= Séance on a Wet Afternoon (opera) =

2009 opera by Stephen Schwartz

Séance on a Wet Afternoon is an opera in two acts by Stephen Schwartz to his own libretto, based on the novel by Mark McShane and the screenplay by Bryan Forbes to the 1964 film of the same name. The work, Schwartz's first opera after a string of Broadway musicals (Godspell, Pippin, Wicked), premiered on 26 September 2009 at the Granada Theatre of Opera Santa Barbara which commissioned the work. The work lasts for about 2 hours 50 minutes.

==Performances==
The work received its New York debut at the New York City Opera in April 2011, this time with an additional aria for the character of Myra in act 2. It was scheduled for an Australian premiere in 2012 at Opera Queensland; both companies were co-producers of the Santa Barbara staging.

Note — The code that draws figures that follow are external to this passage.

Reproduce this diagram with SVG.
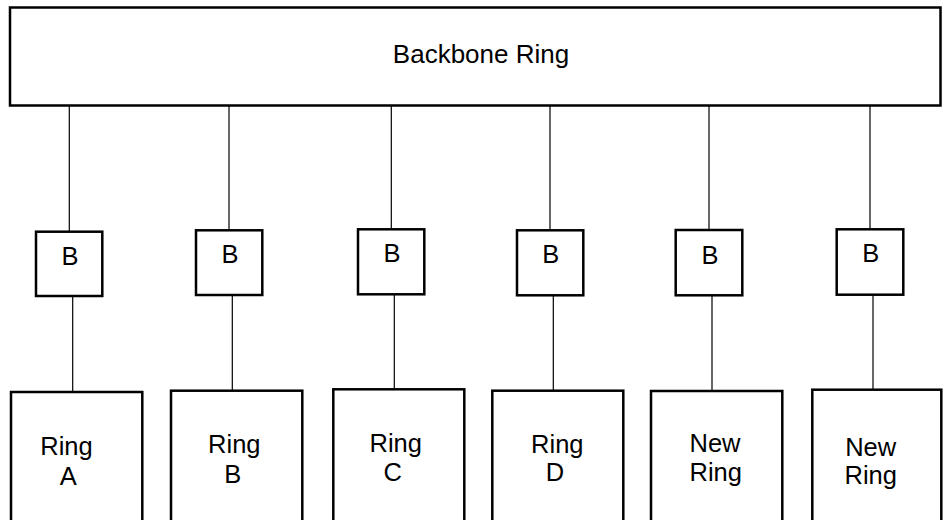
<svg xmlns="http://www.w3.org/2000/svg" width="943" height="520" viewBox="0 0 943 520">
<style>
.box{fill:#fff;stroke:#000;stroke-width:2.5}
.ln{stroke:#000;stroke-width:1.2;fill:none}
text{font-family:"Liberation Sans",Arial,sans-serif;font-size:25.5px;fill:#000;text-anchor:middle}
</style>
<rect width="943" height="520" fill="#fff"/>
<g id="connectors">
<line class="ln" x1="69.3" y1="106" x2="69.3" y2="232"/>
<line class="ln" x1="72.7" y1="296" x2="72.7" y2="392"/>
<line class="ln" x1="229" y1="106" x2="229" y2="231"/>
<line class="ln" x1="232.3" y1="295" x2="232.3" y2="390"/>
<line class="ln" x1="391.3" y1="106" x2="391.3" y2="230"/>
<line class="ln" x1="394.3" y1="294" x2="394.3" y2="389"/>
<line class="ln" x1="550" y1="106" x2="550" y2="231"/>
<line class="ln" x1="553.3" y1="295" x2="553.3" y2="390"/>
<line class="ln" x1="709" y1="106" x2="709" y2="230"/>
<line class="ln" x1="712" y1="295" x2="712" y2="390"/>
<line class="ln" x1="870" y1="106" x2="870" y2="230"/>
<line class="ln" x1="873" y1="295" x2="873" y2="389"/>
</g>
<g id="backbone">
<rect class="box" x="10" y="7.5" width="930.5" height="98"/>
<text x="481" y="63.3" style="font-size:26px">Backbone Ring</text>
</g>
<g id="b1"><rect class="box" x="36" y="231.7" width="66.3" height="64.3"/><text x="70" y="265">B</text></g>
<g id="b2"><rect class="box" x="196" y="230.3" width="66.3" height="64.7"/><text x="230" y="263">B</text></g>
<g id="b3"><rect class="box" x="358" y="229.3" width="66.3" height="65"/><text x="392" y="262.3">B</text></g>
<g id="b4"><rect class="box" x="517" y="230.3" width="66.3" height="65"/><text x="550.7" y="263.3">B</text></g>
<g id="b5"><rect class="box" x="675.7" y="230" width="66.6" height="65.3"/><text x="710" y="264">B</text></g>
<g id="b6"><rect class="box" x="836.7" y="229.3" width="66.6" height="65.4"/><text x="870.7" y="262.3">B</text></g>
<g id="ringA"><rect class="box" x="11" y="392" width="131.3" height="140"/><text x="66.5" y="455">Ring</text><text x="68.3" y="485">A</text></g>
<g id="ringB"><rect class="box" x="171" y="390.7" width="131.3" height="140"/><text x="234.3" y="453">Ring</text><text x="232.7" y="482.7">B</text></g>
<g id="ringC"><rect class="box" x="333.3" y="389.3" width="131" height="140"/><text x="395.7" y="451.7">Ring</text><text x="392.7" y="481">C</text></g>
<g id="ringD"><rect class="box" x="492.3" y="390.7" width="131" height="140"/><text x="557.3" y="452.8">Ring</text><text x="555" y="481.2">D</text></g>
<g id="newRing1"><rect class="box" x="651" y="391" width="131.3" height="140"/><text x="715" y="452.2">New</text><text x="715.7" y="480.8">Ring</text></g>
<g id="newRing2"><rect class="box" x="812.3" y="389.7" width="129" height="140"/><text x="870.7" y="455.6">New</text><text x="870.7" y="484.2">Ring</text></g>
</svg>
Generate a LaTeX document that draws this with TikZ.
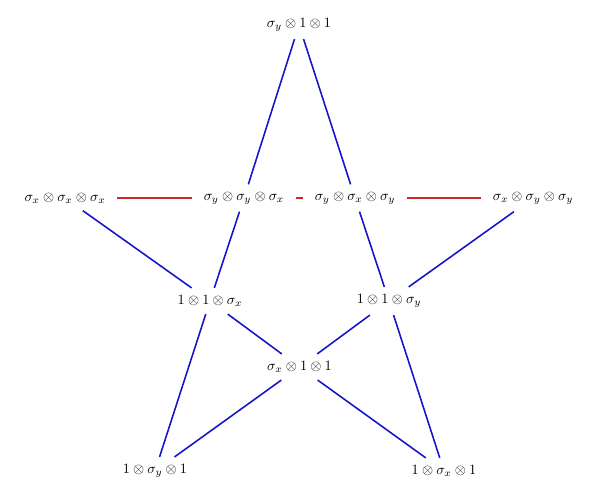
\documentclass[tikz,border=0pt]{standalone}
\usepackage{xcolor}
\definecolor{edgeblue}{RGB}{20,20,200}
\definecolor{edgered}{RGB}{205,40,40}
\begin{document}
\begin{tikzpicture}[x=0.7pt,y=-0.7pt,
  lab/.style={inner xsep=8pt, inner ysep=5pt},
  bl/.style={draw=edgeblue, line width=1.1pt},
  rd/.style={draw=edgered, line width=1.1pt}]
\useasboundingbox (0,0) rectangle (600,499);
\node[lab] (t)  at (299,25)  {$\sigma_y\otimes 1\otimes 1$};
\node[lab] (L)  at (65,198)  {$\sigma_x\otimes\sigma_x\otimes\sigma_x$};
\node[lab] (a)  at (244,198) {$\sigma_y\otimes\sigma_y\otimes\sigma_x$};
\node[lab] (b)  at (355,198) {$\sigma_y\otimes\sigma_x\otimes\sigma_y$};
\node[lab] (R)  at (533,198) {$\sigma_x\otimes\sigma_y\otimes\sigma_y$};
\node[lab] (c)  at (210,301) {$1\otimes 1\otimes\sigma_x$};
\node[lab] (d)  at (389,301) {$1\otimes 1\otimes\sigma_y$};
\node[lab] (m)  at (299.5,367) {$\sigma_x\otimes 1\otimes 1$};
\node[lab] (p)  at (155,471) {$1\otimes\sigma_y\otimes 1$};
\node[lab] (q)  at (444,471) {$1\otimes\sigma_x\otimes 1$};
% blue edges
\draw[bl] (t) -- (a);
\draw[bl] (a) -- (c);
\draw[bl] (c) -- (p);
\draw[bl] (t) -- (b);
\draw[bl] (b) -- (d);
\draw[bl] (d) -- (q);
\draw[bl] (L) -- (c);
\draw[bl] (c) -- (m);
\draw[bl] (m) -- (q);
\draw[bl] (R) -- (d);
\draw[bl] (d) -- (m);
\draw[bl] (m) -- (p);
% red edges
\draw[rd] (L) -- (a);
\draw[rd] (a) -- (b);
\draw[rd] (b) -- (R);
\end{tikzpicture}
\end{document}
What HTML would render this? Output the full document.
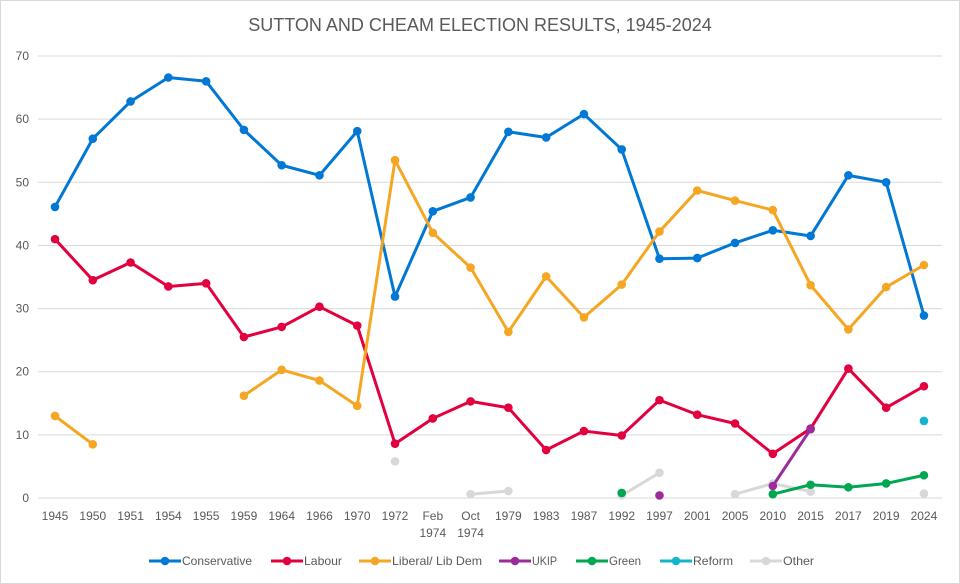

That project was however shelved in late 2011.

==Roles==

Roles, voice types, premiere cast
| Role | Voice type | Premiere cast, 26 September 2009 Conductor: Valery Ryvkin |
| Myra Foster | soprano | Lauren Flanigan |
| Bill Foster | baritone | Kim Josephson |
| Arthur Foster, their son |  | Aaron Refvem |
| Mrs Clayton | soprano | Hila Plitmann |
| Mr Clayton | tenor | John Kimberling |
| Adriana Clayton, their daughter |  | Kelsey Lee Smith |
| Inspector Watts | bass | Craig Hart |
| Mrs Wintry | mezzo-soprano | Jane Shaulis |
| Miss Rose | soprano | Caroline Worra |
| Mr Bennett /Irish Tenor | tenor | Michael Marcotte |
| Mr Cole | tenor | Benjamin Brecher |
| Policeman | tenor | Bray Wilkins |
Chorus (Reporters)
| Director |  | Scott Schwartz |
| Scenic designer |  | Heidi Ettinger |
| Lighting designer |  | David Lander |
| Costume designer |  | Alejo Vietti |
| Orchestrator |  | William D. Brohn/Stephen Schwartz |
| Copyist |  | Nathan Kelly, Don Oliver |
| Choreographer |  | Matt Williams |
| Executive producer |  | Michael Jackowitz |

==Synopsis==

While the opera is based on the film, there are significant differences, including a change from the film's detached atmosphere to a breezier, feel-good air, and a very different ending.